Sunday, May 8, 2011

Simple Ways to Repeat a Song

This evening Audrey (our three-year-old) was singing Twinkle Twinkle on a neutral syllable. I said, "Let's sing it like cows!" And we did. "Moo moo moo moo moo moo moo . . ." Then I said, "Let's sing it like cats." And we did. "Meow meow meow meow meow meow meow . . ." Then I said, "Let's sing it like dogs." And we did. "Bark bark" or "Arf arf". Then she said, "Let's sing it like dinosaurs." And we did. "Graur, graur, graur, graur . . ." And on and on we went for about 20 repetitions of the song (tigers, snakes, etc.). At some point Sophie (out six-year-old) joined in. What fun! Eventually, Audrey started throwing in some non-animal options and we had to figure out how to sing it like broccoli. "Broc-lee, broc-lee, broc-lee, broc-lee . . ." Anyway, my point is that it is easy to find ways to repeat a song and it's also fun to engage the imaginations of children in this way. And, even though we weren't really thinking about curriculum, we addressed singing on pitch and exploring various tone colors or timbres. We also sang Old MacDonald Had a Farm, Bingo, and How Much is that Doggy in the Window? They liked the last one a lot, because they threw in the "bark bark" part at the ends of phrases. I was pointing at them, cueing the "bark bark" part. Eventually Sophie insisted that she sing the song and point at us for the "bark bark" part. She changed the tune a bit, but wasn't concerned about getting it "right" and, really, her tune was just as good as the original. In the Missouri Music Curriculum there is a requirement that all students learn to follow the cues of a conductor. What a fun way to address that! Of course, I'm not suggesting that we adhere strictly to a set of standards--that tends to take the complexity and enjoyment out of musicing with children.
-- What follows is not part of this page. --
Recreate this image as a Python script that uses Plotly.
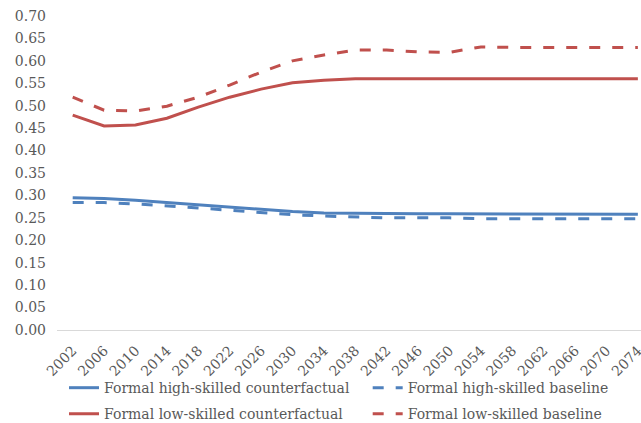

Rather, think about what will be engaging musically and interpersonally and then, if you feel it's a must, look at the Grade Level Expectations and see what you've addressed through authentic musicing. Then, if there is something that was missed, creative elementary music or elementary classroom teachers can always take the same songs and repeat or explore them in new ways that will address the remaining standards.